CJ’s naming of date two weeks ahead to hear case disappointing

Dear Editor,

On March 13, Mr Roysdale Forde, Attorney-at-law, filed with the courts in Guyana an application by way of an affidavit for certain declarations and a conservatory order intended to prevent the Minister of Finance from carrying out his usual trick of spending from the Consolidated Fund without the benefit of an Appropriation Act or the prior or retroactive approval of the Parliament. The expenditure in question pertains to monies received from the InterAmerican Develop-ment Bank. The latter announced the approval of the two loans on February 24, 2015. The application widely publicized in the press last week was filed on my behalf.

Mr Forde was informed yesterday that the CJ has named April 1 as the day on which the matter will be considered. I am not aware of whether judges indulge in humorous pranks in the course of their professional practice, so assume that the date is of no significance, but the decision has disappointed and alarmed me for two reasons.
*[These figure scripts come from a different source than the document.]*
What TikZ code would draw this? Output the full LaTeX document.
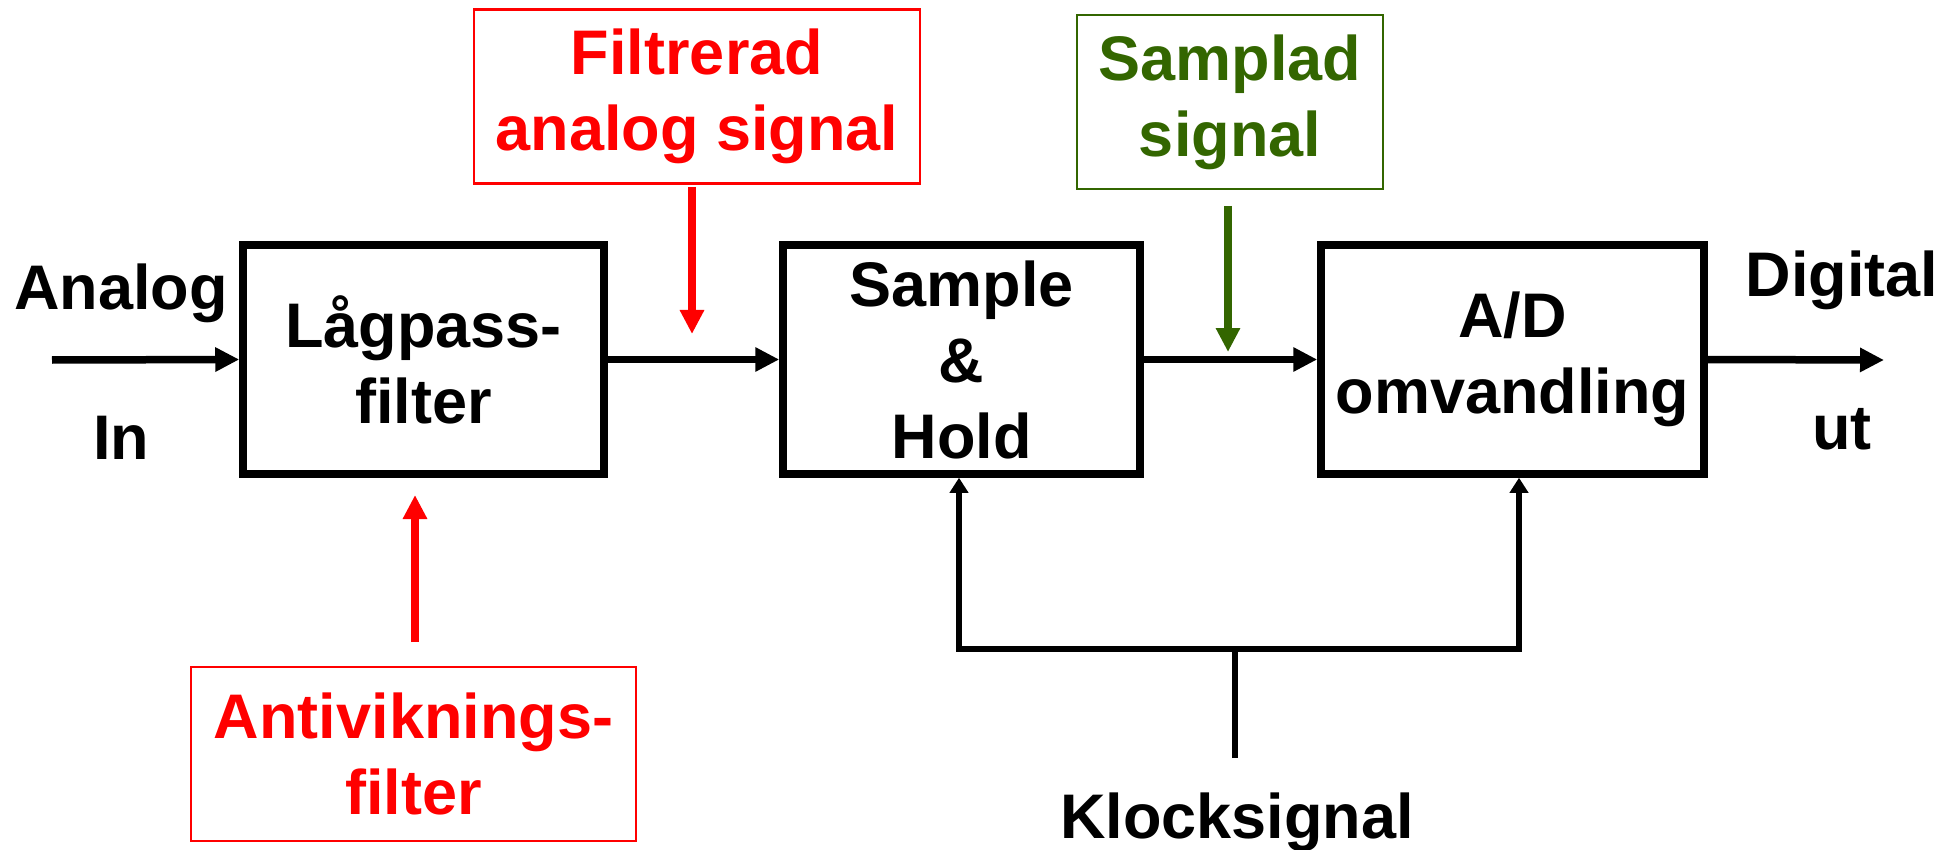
\documentclass[tikz,border=0pt]{standalone}
\usepackage{fontspec}
\setmainfont{Liberation Sans}
\usetikzlibrary{arrows.meta}
\definecolor{sgreen}{RGB}{51,102,0}
\tikzset{
  lbl/.style={font=\fontsize{63}{76}\selectfont\bfseries, inner sep=0pt, align=center},
  blockbox/.style={lbl, draw, line width=7.5pt, minimum height=229pt},
  notebox/.style={lbl, draw, line width=2.5pt, minimum height=174pt},
  mainarrow/.style={line width=7.5pt, -{Triangle[length=24pt,width=23pt]}},
  notearrow/.style={line width=7.5pt, -{Triangle[length=24pt,width=23pt]}},
  clockline/.style={line width=6pt},
  clockarrow/.style={line width=6pt, -{Triangle[length=15pt,width=18pt]}},
}
\begin{document}
\begin{tikzpicture}[x=1pt,y=-1pt]
\useasboundingbox (0,0) rectangle (1954,850);
% main blocks
\node[blockbox, minimum width=361pt] (lp) at (423.5,359.5) {Lågpass-\\filter};
\node[blockbox, minimum width=357pt] (sh) at (961.5,359.5) {Sample\\\&\\Hold};
\node[blockbox, minimum width=383pt] (ad) at (1512.5,359.5) {A/D\\omvandling};
% side labels
\node[lbl, anchor=base] (analog) at (121,309) {Analog};
\node[lbl, anchor=base] (in) at (121,459) {In};
\node[lbl, anchor=base] (digital) at (1842,297) {Digital};
\node[lbl, anchor=base] (ut) at (1842,449) {ut};
\node[lbl, anchor=base] (klock) at (1237,838) {Klocksignal};
% annotation boxes
\node[notebox, draw=red, text=red, minimum width=446pt] (filt) at (697,96.5) {Filtrerad\\analog signal};
\node[notebox, draw=sgreen, text=sgreen, minimum width=306pt] (samp) at (1230,102) {Samplad\\signal};
\node[notebox, draw=red, text=red, minimum width=445pt] (anti) at (413.5,754) {Antiviknings-\\filter};
% coordinates
\coordinate (inStart) at (52,360);
\coordinate (outEnd) at (1884,360);
\coordinate (filtEnd) at (692,334);
\coordinate (filtStart) at (692,187);
\coordinate (sampStart) at (1228,206);
\coordinate (sampEnd) at (1228,352);
\coordinate (antiStart) at (415,642);
\coordinate (antiEnd) at (415,495);
\coordinate (clkBot) at (1235,758);
\coordinate (clkJ) at (1235,649);
\coordinate (clkL) at (959,649);
\coordinate (clkR) at (1519,649);
% main signal path
\draw[mainarrow] (inStart) -- (lp.west);
\draw[mainarrow] (lp.east) -- (sh.west);
\draw[mainarrow] (sh.east) -- (ad.west);
\draw[mainarrow] (ad.east) -- (outEnd);
% annotation arrows
\draw[notearrow, red] (filtStart) -- (filtEnd);
\draw[notearrow, sgreen] (sampStart) -- (sampEnd);
\draw[notearrow, red] (antiStart) -- (antiEnd);
% clock
\draw[clockline] (clkBot) -- (clkJ);
\draw[clockline, line cap=rect] (clkL) -- (clkR);
\draw[clockarrow] (clkL) -- (clkL |- sh.south);
\draw[clockarrow] (clkR) -- (clkR |- ad.south);
\end{tikzpicture}
\end{document}
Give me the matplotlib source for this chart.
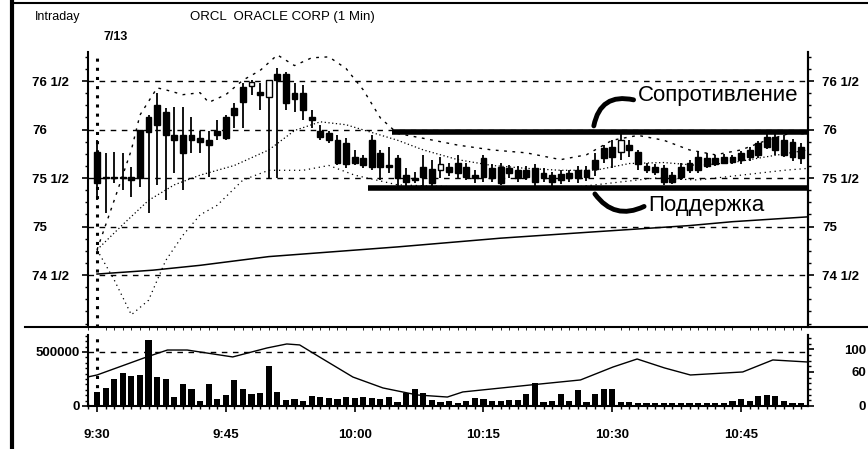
import matplotlib.pyplot as plt
from matplotlib.lines import Line2D
from matplotlib.ticker import MultipleLocator, FixedLocator

plt.rcParams['font.family'] = ['Liberation Sans', 'DejaVu Sans']

# ORCL 1-min bars on 7/13, minute 0 = 9:30
opens = [75.77, 75.51, 75.51, 75.51, 75.51, 76.00, 76.13, 76.25, 76.18, 75.94,
         75.94, 75.94, 75.91, 75.89, 75.99, 76.13, 76.22, 76.44, 76.45, 76.39,
         76.34, 76.57, 76.57, 76.38, 76.38, 76.13, 75.99, 75.96, 75.89, 75.86,
         75.72, 75.71, 75.89, 75.76, 75.63, 75.71, 75.53, 75.50, 75.61, 75.59,
         75.58, 75.61, 75.66, 75.61, 75.53, 75.71, 75.60, 75.61, 75.60, 75.58,
         75.58, 75.60, 75.55, 75.53, 75.54, 75.55, 75.58, 75.58, 75.69, 75.81,
         75.82, 75.77, 75.84, 75.77, 75.62, 75.61, 75.60, 75.53, 75.61, 75.66,
         75.72, 75.71, 75.71, 75.72, 75.72, 75.76, 75.79, 75.86, 75.92, 75.92,
         75.89, 75.87, 75.82]
highs = [75.89, 75.76, 75.77, 75.76, 75.61, 76.00, 76.15, 76.38, 76.22, 76.23,
         76.23, 76.13, 75.99, 75.99, 76.10, 76.15, 76.27, 76.48, 76.51, 76.48,
         76.51, 76.63, 76.59, 76.48, 76.46, 76.20, 76.05, 75.99, 75.94, 75.91,
         75.79, 75.74, 75.94, 75.79, 75.82, 75.74, 75.60, 75.56, 75.74, 75.69,
         75.72, 75.66, 75.74, 75.66, 75.58, 75.74, 75.65, 75.66, 75.63, 75.62,
         75.62, 75.65, 75.60, 75.56, 75.58, 75.58, 75.62, 75.62, 75.76, 75.84,
         75.89, 75.97, 75.89, 75.79, 75.66, 75.64, 75.63, 75.56, 75.66, 75.69,
         75.77, 75.76, 75.74, 75.75, 75.74, 75.78, 75.82, 75.88, 75.99, 75.97,
         75.94, 75.90, 75.86]
lows = [75.27, 75.14, 75.45, 75.38, 75.30, 75.41, 75.14, 75.43, 75.27, 75.55,
        75.38, 75.76, 75.76, 75.51, 75.89, 75.89, 76.02, 76.02, 76.36, 76.20,
        75.50, 75.50, 76.20, 76.18, 76.10, 76.02, 75.89, 75.86, 75.63, 75.60,
        75.63, 75.60, 75.58, 75.48, 75.55, 75.41, 75.42, 75.45, 75.38, 75.40,
        75.50, 75.52, 75.50, 75.48, 75.45, 75.46, 75.46, 75.43, 75.50, 75.46,
        75.48, 75.42, 75.46, 75.42, 75.44, 75.46, 75.45, 75.47, 75.52, 75.66,
        75.60, 75.69, 75.72, 75.58, 75.55, 75.53, 75.43, 75.44, 75.48, 75.55,
        75.55, 75.60, 75.62, 75.64, 75.64, 75.65, 75.68, 75.71, 75.80, 75.74,
        75.72, 75.68, 75.64]
closes = [75.45, 75.50, 75.50, 75.50, 75.48, 75.50, 75.97, 76.05, 75.94, 75.89,
          75.76, 75.89, 75.87, 75.84, 75.94, 75.91, 76.15, 76.28, 76.49, 76.36,
          76.51, 76.51, 76.27, 76.32, 76.20, 76.10, 75.92, 75.89, 75.66, 75.65,
          75.66, 75.63, 75.61, 75.61, 75.61, 75.50, 75.46, 75.48, 75.51, 75.45,
          75.65, 75.56, 75.55, 75.51, 75.50, 75.51, 75.50, 75.45, 75.55, 75.50,
          75.51, 75.46, 75.50, 75.46, 75.48, 75.50, 75.50, 75.51, 75.59, 75.71,
          75.72, 75.89, 75.79, 75.65, 75.58, 75.56, 75.46, 75.46, 75.51, 75.58,
          75.58, 75.62, 75.64, 75.66, 75.67, 75.69, 75.72, 75.74, 75.82, 75.79,
          75.74, 75.72, 75.71]
volume = [132, 166, 249, 304, 279, 285, 614, 264, 246, 86,
          200, 157, 49, 200, 64, 101, 239, 157, 107, 123,
          368, 132, 55, 64, 49, 92, 86, 71, 64, 86,
          75, 86, 71, 64, 86, 40, 117, 153, 117, 55,
          40, 46, 31, 46, 77, 68, 46, 46, 55, 55,
          107, 209, 37, 46, 107, 46, 144, 40, 107, 160,
          160, 37, 37, 31, 25, 31, 28, 31, 25, 31,
          28, 31, 25, 31, 46, 68, 46, 92, 98, 92,
          46, 31, 25]  # thousands of shares

# studies as (minute, value) points
long_ma_min = [0, 6.5, 12, 20, 27.5, 35, 47, 57, 69, 74, 82.8]
long_ma = [74.51, 74.55, 74.60, 74.69, 74.74, 74.79, 74.88, 74.94, 75.01, 75.05, 75.10]

upper_min = [0, 2, 4, 5, 7, 8, 10, 12, 13, 15, 17, 19, 21, 23, 25, 27, 29, 31, 33,
             35, 38, 42, 46, 50, 54, 57, 60, 63, 66, 69, 72, 75, 78, 81, 82.8]
upper_band = [74.76, 75.27, 75.79, 76.15, 76.43, 76.41, 76.36, 76.38, 76.28, 76.36,
              76.51, 76.61, 76.77, 76.66, 76.74, 76.75, 76.63, 76.41, 76.12, 75.96,
              75.91, 75.84, 75.79, 75.76, 75.69, 75.74, 75.89, 75.94, 75.89, 75.79,
              75.74, 75.79, 75.89, 75.97, 75.95]

mid_min = [0, 3, 6, 9, 12, 16, 20, 23, 26, 29, 32, 35, 38, 42, 46, 50, 54, 58, 62,
           66, 70, 74, 78, 82.8]
mid_line = [74.76, 75.02, 75.27, 75.43, 75.53, 75.63, 75.79, 75.99, 76.08, 76.05,
            75.97, 75.89, 75.79, 75.69, 75.63, 75.60, 75.58, 75.58, 75.65, 75.66,
            75.63, 75.66, 75.72, 75.79]

lower_min = [0, 2, 4, 6, 8, 10, 12, 14, 17, 20, 24, 27, 30, 35, 45, 55, 60, 65, 70,
             75, 80, 82.8]
lower_band = [74.76, 74.45, 74.09, 74.24, 74.65, 74.91, 75.12, 75.22, 75.48, 75.58,
              75.58, 75.63, 75.53, 75.43, 75.40, 75.40, 75.45, 75.50, 75.48, 75.53,
              75.58, 75.60]

vol_avg_min = [-1, 0, 5.8, 8.2, 10.5, 15.8, 19.8, 22.1, 23.6, 25.9, 29.8, 33.3, 37.3,
               40.8, 42.6, 50.4, 56.3, 60.1, 62.9, 66.1, 69.1, 75.2, 78.7, 82.8]
vol_avg = [270, 287, 454, 518, 518, 454, 537, 574, 565, 454, 268, 167, 102,
           83, 130, 194, 241, 361, 435, 352, 287, 315, 426, 407]

resistance, res_start = 75.98, 34.4
support, sup_start = 75.40, 31.6

price_ticks = [74.5, 75.0, 75.5, 76.0, 76.5]
price_labels = ['74 1/2', '75', '75 1/2', '76', '76 1/2']
time_ticks = [0, 15, 30, 45, 60, 75]
time_labels = ['9:30', '9:45', '10:00', '10:15', '10:30', '10:45']

W, H = 868, 449
fig = plt.figure(figsize=(W / 100, H / 100), dpi=100)
ax = fig.add_axes([88 / W, 122 / H, 720 / W, 275 / H])
axv = fig.add_axes([88 / W, 43 / H, 720 / W, 71 / H], sharex=ax)

# price panel
n = len(opens)
for i in range(n):
    ax.vlines(i, lows[i], highs[i], color='k', lw=1.3, zorder=3)
    lo, hi = min(opens[i], closes[i]), max(opens[i], closes[i])
    fill = 'white' if closes[i] > opens[i] else 'k'
    ax.bar(i, max(hi - lo, 0.012), bottom=lo, width=0.68, color=fill,
           edgecolor='k', lw=1, zorder=4)

for p in price_ticks:
    ax.axhline(p, color='k', lw=1, ls=(0, (4, 4)), zorder=1)
ax.axvline(0, color='k', lw=2.2, ls=(0, (1, 2)), zorder=2)

ax.plot(long_ma_min, long_ma, color='k', lw=1.1, zorder=2)
ax.plot(upper_min, upper_band, color='k', lw=1, ls=(0, (2, 4)), zorder=2)
ax.plot(mid_min, mid_line, color='k', lw=0.9, ls=(0, (1, 2)), zorder=2)
ax.plot(lower_min, lower_band, color='k', lw=0.9, ls=(0, (1, 3)), zorder=2)

ax.hlines(resistance, res_start, 82.8, color='k', lw=4, zorder=5)
ax.hlines(support, sup_start, 82.8, color='k', lw=4, zorder=5)

ax.text(63.0, 76.35, 'Сопротивление', fontsize=16, ha='left', va='center')
ax.text(64.2, 75.22, 'Поддержка', fontsize=16, ha='left', va='center')
ax.annotate('', xy=(57.8, 76.01), xytext=(62.8, 76.30),
            arrowprops=dict(arrowstyle='-', lw=3.5, color='k',
                            connectionstyle='arc3,rad=0.55'))
ax.annotate('', xy=(57.8, 75.36), xytext=(64.0, 75.22),
            arrowprops=dict(arrowstyle='-', lw=3.5, color='k',
                            connectionstyle='arc3,rad=-0.45'))

ax.set_xlim(-1.05, 82.8)
ax.set_ylim(73.964, 76.8)
for s in ['top', 'bottom']:
    ax.spines[s].set_visible(False)
ax.spines['left'].set_linewidth(1.5)
ax.spines['right'].set_linewidth(1.5)
ax.tick_params(axis='x', bottom=False, labelbottom=False)
ax.yaxis.set_major_locator(FixedLocator(price_ticks))
ax.yaxis.set_minor_locator(MultipleLocator(0.125))
ax.set_yticklabels(price_labels)
ax.tick_params(axis='y', which='major', length=4, width=1.2, pad=36,
               labelsize=9.5)
ax.tick_params(axis='y', which='minor', length=2, width=1)
for lbl in ax.get_yticklabels():
    lbl.set_ha('left')
    lbl.set_fontweight('bold')

axr = ax.twinx()
axr.set_ylim(ax.get_ylim())
axr.spines['right'].set_linewidth(1.5)
for s in ['top', 'bottom', 'left']:
    axr.spines[s].set_visible(False)
axr.yaxis.set_major_locator(FixedLocator(price_ticks))
axr.yaxis.set_minor_locator(MultipleLocator(0.125))
axr.set_yticklabels(price_labels, fontweight='bold')
axr.tick_params(axis='y', which='major', length=4, width=1.2, pad=6,
                labelsize=9.5)
axr.tick_params(axis='y', which='minor', length=2, width=1)

# volume panel
vol_shares = [v * 1000 for v in volume]
axv.bar(range(n), vol_shares, width=0.72, color='k', zorder=3)
axv.plot(vol_avg_min, [v * 1000 for v in vol_avg], color='k', lw=1, zorder=2)
axv.axhline(500000, color='k', lw=1, ls=(0, (4, 4)), zorder=1)
axv.axvline(0, color='k', lw=2.2, ls=(0, (1, 2)), zorder=2)
axv.set_ylim(0, 657000)
axv.spines['top'].set_visible(False)
for s in ['left', 'right', 'bottom']:
    axv.spines[s].set_linewidth(1.5)
axv.yaxis.set_major_locator(FixedLocator([0, 500000]))
axv.yaxis.set_minor_locator(MultipleLocator(50000))
axv.set_yticklabels(['0', '500000'], fontweight='bold')
axv.tick_params(axis='y', which='major', length=4, width=1.2, pad=2,
                labelsize=9.5)
axv.tick_params(axis='y', which='minor', length=2, width=1)
axv.xaxis.set_major_locator(FixedLocator(time_ticks))
axv.xaxis.set_minor_locator(MultipleLocator(1))
axv.set_xticklabels(time_labels, fontweight='bold')
axv.tick_params(axis='x', which='major', direction='inout', length=9,
                width=1.2, pad=12, labelsize=9.5)
axv.tick_params(axis='x', which='minor', direction='inout', length=5, width=1)

axo = axv.twinx()
axo.set_ylim(0, 125)
for s in ['top', 'bottom', 'left']:
    axo.spines[s].set_visible(False)
axo.spines['right'].set_linewidth(1.5)
axo.yaxis.set_major_locator(FixedLocator([0, 60, 100]))
axo.yaxis.set_minor_locator(MultipleLocator(10))
axo.set_yticklabels(['0', '60', '100'], fontweight='bold')
axo.tick_params(axis='y', which='major', length=4, width=1.2, pad=38,
                labelsize=9.5)
axo.tick_params(axis='y', which='minor', length=2, width=1)
for lbl in axo.get_yticklabels():
    lbl.set_ha('right')

# frame, header
fig.add_artist(Line2D([12 / W, 12 / W], [0, 1], color='k', lw=3))
fig.add_artist(Line2D([12 / W, 1], [1 - 3 / H, 1 - 3 / H], color='k', lw=1.5))
fig.add_artist(Line2D([25 / W, 1], [122 / H, 122 / H], color='k', lw=1.5))
fig.text(35 / W, 1 - 17 / H, 'Intraday', fontsize=9, ha='left', va='center')
fig.text(190 / W, 1 - 17 / H, 'ORCL  ORACLE CORP (1 Min)', fontsize=9.5,
         ha='left', va='center')
fig.text(103 / W, 1 - 37 / H, '7/13', fontsize=9, fontweight='bold',
         ha='left', va='center')

fig.savefig('out.png', dpi=100)
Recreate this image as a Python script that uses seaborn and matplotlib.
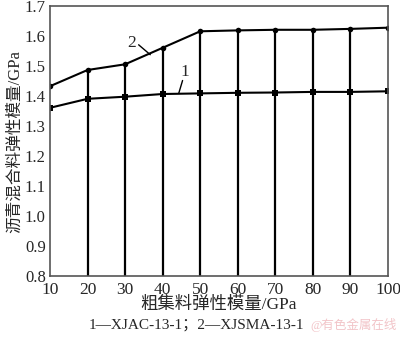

An injunction or conservatory order would normally be considered within one or two days because the subject matters they concern cannot be undone easily, if at all. The need for urgency is obvious. In a specific case involving the CC&E Department in the 1980s, a judge granted an injunction preventing the CC&E from holding the goods of an importer. Although the goods were not perishable, the judge agreed to consider and grant an injunction against the then CC&E in the course of a single Sunday. It raised many eyebrows as well as the ire of the CC&E and the Ministry but it went ahead. The goods were imported without any duties at all, although the law required an impost and the challenge was about the quantum of the duty. In Guyana judges sometimes make odd decisions.

A Minister of Finance may spend billions with the stroke of a pen, as it were. Within the two weeks to the end of the month that the CJ will be reflecting on the matter all the money is likely to have been spent unless the date for the hearing has been issued along with the equivalent of a temporary restraining order. That, as far as I am aware, has not been done, so I am looking at the situation and wondering what to make of the CJ’s intentions.

He has been asked to look at the law (FM&A Act in particular) and stop the Government from spending without the agreement of a new Parliament.

He has accepted the order but sets a date nearly two weeks away, an unprecedented act as far as I have been advised, especially because he is likely to give the Government an additional 14 days, at least, to prepare their defence.

The CJ, therefore, without pronouncing on the merits or otherwise of the case has left the stable door open in a manner that would render any decision he eventually hands down almost completely ineffectual if not meaningless.

The delay in the so-called Budget Cuts Case of 2013 has had exactly the same effect. The Government was able to spend unrestrained despite two sets of Budget cuts whilst the courts oblivious to the danger pursued a process which had the effect of giving the Government the room they wished. In the most recent case the APNU brought before the CJ he agreed that the Government was breaking the law in spending what had not been approved but he declined to venture a decision regarding constraining them from continuing to break the law and breach the constitution.

Most people would agree that justice delayed is justice denied, but C Northcote-Parkinson, one of my favourite references for students reading Public Finance or Public Administration coined a rider, The Law of Delay – delay is the deadliest form of denial. And he went on to explain, “Delays are thus deliberately designed as a form of denial and extended to cover the life expectation of the person whose proposal is being pigeon-holed … This is the law of delay.”

I say to the Minister delay will not save the Government from the wrath of the electorate in May.